Alex's friends, Phil Jung, will bike with him from Chicago to Michigan. Alex said he can't let him down and not show up.
"I think he will be incredibly motivational," Alex said. "It's one of those things where if I'm going along and I know someone is waiting for me in Chicago to meet up with me, there's no stopping. I have to be there."
The biggest moment for Alex may be a couple miles outside of New York City. A Team RWB chapter from upper New York will finish out the ride with him.
"They'll have Team Red, White and Blue members and veterans run with me into the city," he said.
The trek across the US
Alex will start in Seattle and travel across the country to New York City. The reason why he's starting in Seattle and working his way across the northern part of the United States is because of cooler temperatures.
On his map, he's marked off potential camping sites. Alex has packed a small tent that's big enough to fit a sleeping bag in.

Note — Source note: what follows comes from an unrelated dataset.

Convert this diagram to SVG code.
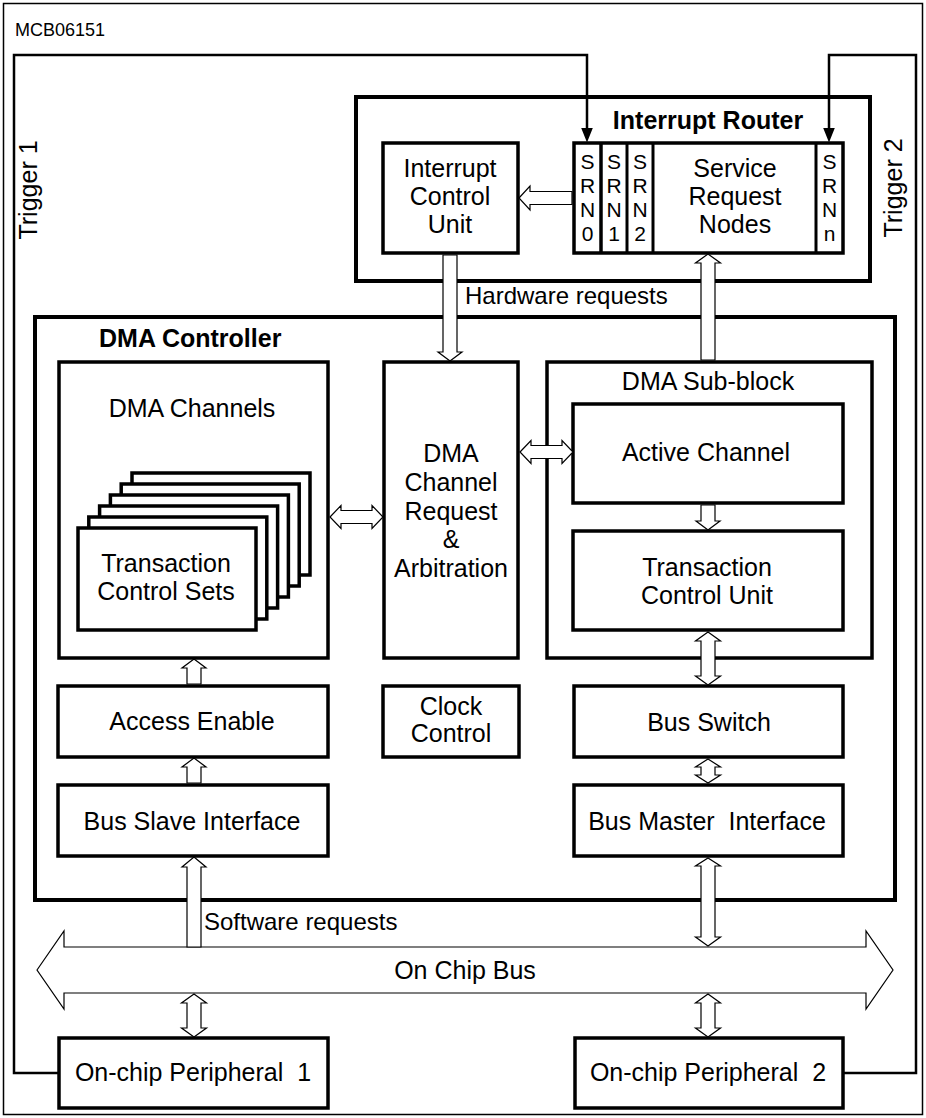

"The route that I have planned out has campgrounds marked on it, so my goal is to make above 100 miles each day," he said. "Whenever I run out of sunlight, I'll look at the map and find the closest campground that I can either a state park or a KOA."
Alex has spoken with people that have cycled across the United States. He hopes to soak in their knowledge and use it to his advantage.
"I've talked to about four or five folks that have actually done cross-country cycling," he said. "I haven't found anyone that's done one solo. One of things they were saying was to build a rest day into the trip. I'm hoping every five days to take a rest day, where I can just let my body recover."
Being that Alex and Angie are living in Chicago, he doesn't get to experience the mountainous terrain of the northern plains. However, Alex is confident.
"Chicago is pretty flat and there are no hills or no mountains," he said. "It will definitely be a challenge, when I come out up to it. I know it will be harder than anything I've done before."